▸ **AVAILABLE DATA**
* Begin *
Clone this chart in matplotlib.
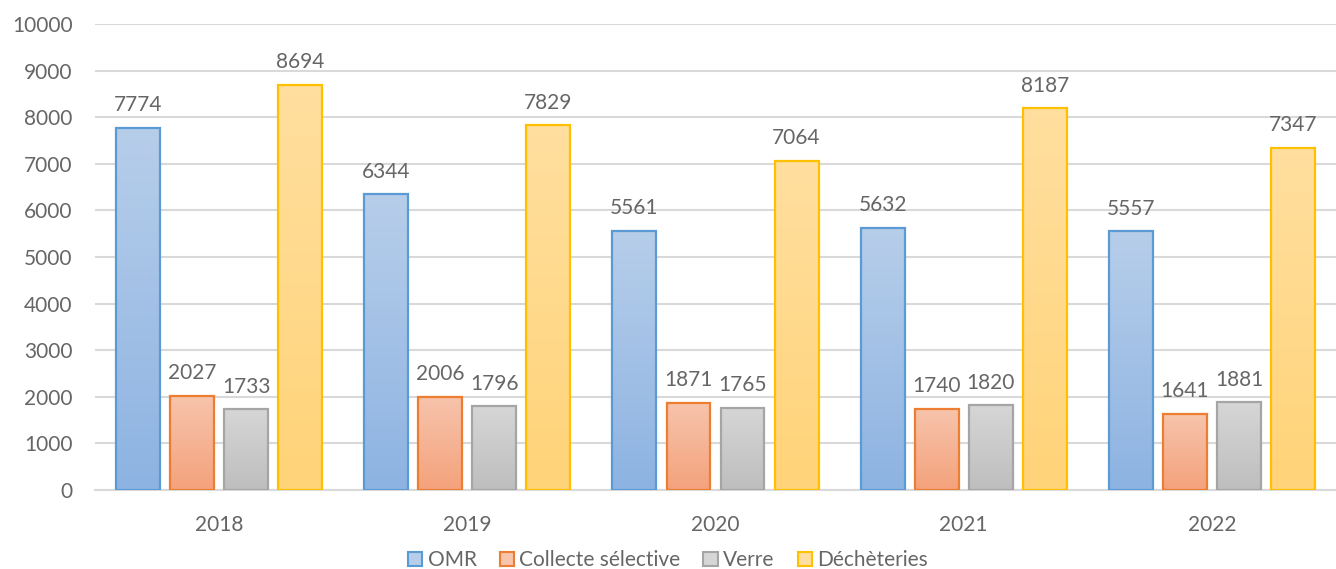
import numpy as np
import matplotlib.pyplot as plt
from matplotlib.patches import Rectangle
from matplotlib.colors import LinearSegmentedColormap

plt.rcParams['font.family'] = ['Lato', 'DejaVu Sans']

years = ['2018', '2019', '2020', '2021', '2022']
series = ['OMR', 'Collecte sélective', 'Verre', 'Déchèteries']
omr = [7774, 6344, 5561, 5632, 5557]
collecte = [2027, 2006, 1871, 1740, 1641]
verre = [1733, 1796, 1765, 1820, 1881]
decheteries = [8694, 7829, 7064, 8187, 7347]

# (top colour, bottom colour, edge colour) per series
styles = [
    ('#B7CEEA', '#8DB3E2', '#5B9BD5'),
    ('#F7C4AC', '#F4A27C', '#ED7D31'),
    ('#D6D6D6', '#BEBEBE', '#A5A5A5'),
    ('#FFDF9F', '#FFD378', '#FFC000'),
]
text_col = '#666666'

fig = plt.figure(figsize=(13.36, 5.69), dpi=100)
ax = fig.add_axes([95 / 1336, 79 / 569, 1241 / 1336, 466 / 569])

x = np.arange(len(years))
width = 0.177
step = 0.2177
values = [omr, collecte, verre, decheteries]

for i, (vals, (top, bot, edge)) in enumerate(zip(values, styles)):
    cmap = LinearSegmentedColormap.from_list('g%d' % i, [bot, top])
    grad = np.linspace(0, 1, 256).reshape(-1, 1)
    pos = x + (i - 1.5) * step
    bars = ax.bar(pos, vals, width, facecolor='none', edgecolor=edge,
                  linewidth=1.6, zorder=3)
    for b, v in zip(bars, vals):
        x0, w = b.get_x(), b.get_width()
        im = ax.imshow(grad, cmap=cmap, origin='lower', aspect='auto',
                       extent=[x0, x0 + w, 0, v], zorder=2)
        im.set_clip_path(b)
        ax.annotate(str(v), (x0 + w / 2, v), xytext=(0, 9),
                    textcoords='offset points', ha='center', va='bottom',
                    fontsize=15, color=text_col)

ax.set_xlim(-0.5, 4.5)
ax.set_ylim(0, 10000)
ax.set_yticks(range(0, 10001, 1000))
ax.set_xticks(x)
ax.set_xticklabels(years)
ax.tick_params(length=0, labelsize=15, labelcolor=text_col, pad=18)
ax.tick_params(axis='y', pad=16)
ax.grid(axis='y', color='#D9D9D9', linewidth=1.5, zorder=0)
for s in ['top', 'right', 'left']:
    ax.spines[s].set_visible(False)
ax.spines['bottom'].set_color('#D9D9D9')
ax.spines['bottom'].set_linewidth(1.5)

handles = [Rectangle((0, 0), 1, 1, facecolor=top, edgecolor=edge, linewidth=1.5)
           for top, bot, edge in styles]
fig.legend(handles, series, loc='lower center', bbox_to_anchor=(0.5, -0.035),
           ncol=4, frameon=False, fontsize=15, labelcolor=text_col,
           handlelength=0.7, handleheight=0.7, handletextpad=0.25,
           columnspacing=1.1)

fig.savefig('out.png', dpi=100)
* End *
▸ **STATED EXERCISE**
Return the listing above word for word, with the pictures removed.

▸ **THE COMPLETED TASK**
Clone this chart in matplotlib.
import numpy as np
import matplotlib.pyplot as plt
from matplotlib.patches import Rectangle
from matplotlib.colors import LinearSegmentedColormap

plt.rcParams['font.family'] = ['Lato', 'DejaVu Sans']

years = ['2018', '2019', '2020', '2021', '2022']
series = ['OMR', 'Collecte sélective', 'Verre', 'Déchèteries']
omr = [7774, 6344, 5561, 5632, 5557]
collecte = [2027, 2006, 1871, 1740, 1641]
verre = [1733, 1796, 1765, 1820, 1881]
decheteries = [8694, 7829, 7064, 8187, 7347]

# (top colour, bottom colour, edge colour) per series
styles = [
    ('#B7CEEA', '#8DB3E2', '#5B9BD5'),
    ('#F7C4AC', '#F4A27C', '#ED7D31'),
    ('#D6D6D6', '#BEBEBE', '#A5A5A5'),
    ('#FFDF9F', '#FFD378', '#FFC000'),
]
text_col = '#666666'

fig = plt.figure(figsize=(13.36, 5.69), dpi=100)
ax = fig.add_axes([95 / 1336, 79 / 569, 1241 / 1336, 466 / 569])

x = np.arange(len(years))
width = 0.177
step = 0.2177
values = [omr, collecte, verre, decheteries]

for i, (vals, (top, bot, edge)) in enumerate(zip(values, styles)):
    cmap = LinearSegmentedColormap.from_list('g%d' % i, [bot, top])
    grad = np.linspace(0, 1, 256).reshape(-1, 1)
    pos = x + (i - 1.5) * step
    bars = ax.bar(pos, vals, width, facecolor='none', edgecolor=edge,
                  linewidth=1.6, zorder=3)
    for b, v in zip(bars, vals):
        x0, w = b.get_x(), b.get_width()
        im = ax.imshow(grad, cmap=cmap, origin='lower', aspect='auto',
                       extent=[x0, x0 + w, 0, v], zorder=2)
        im.set_clip_path(b)
        ax.annotate(str(v), (x0 + w / 2, v), xytext=(0, 9),
                    textcoords='offset points', ha='center', va='bottom',
                    fontsize=15, color=text_col)

ax.set_xlim(-0.5, 4.5)
ax.set_ylim(0, 10000)
ax.set_yticks(range(0, 10001, 1000))
ax.set_xticks(x)
ax.set_xticklabels(years)
ax.tick_params(length=0, labelsize=15, labelcolor=text_col, pad=18)
ax.tick_params(axis='y', pad=16)
ax.grid(axis='y', color='#D9D9D9', linewidth=1.5, zorder=0)
for s in ['top', 'right', 'left']:
    ax.spines[s].set_visible(False)
ax.spines['bottom'].set_color('#D9D9D9')
ax.spines['bottom'].set_linewidth(1.5)

handles = [Rectangle((0, 0), 1, 1, facecolor=top, edgecolor=edge, linewidth=1.5)
           for top, bot, edge in styles]
fig.legend(handles, series, loc='lower center', bbox_to_anchor=(0.5, -0.035),
           ncol=4, frameon=False, fontsize=15, labelcolor=text_col,
           handlelength=0.7, handleheight=0.7, handletextpad=0.25,
           columnspacing=1.1)

fig.savefig('out.png', dpi=100)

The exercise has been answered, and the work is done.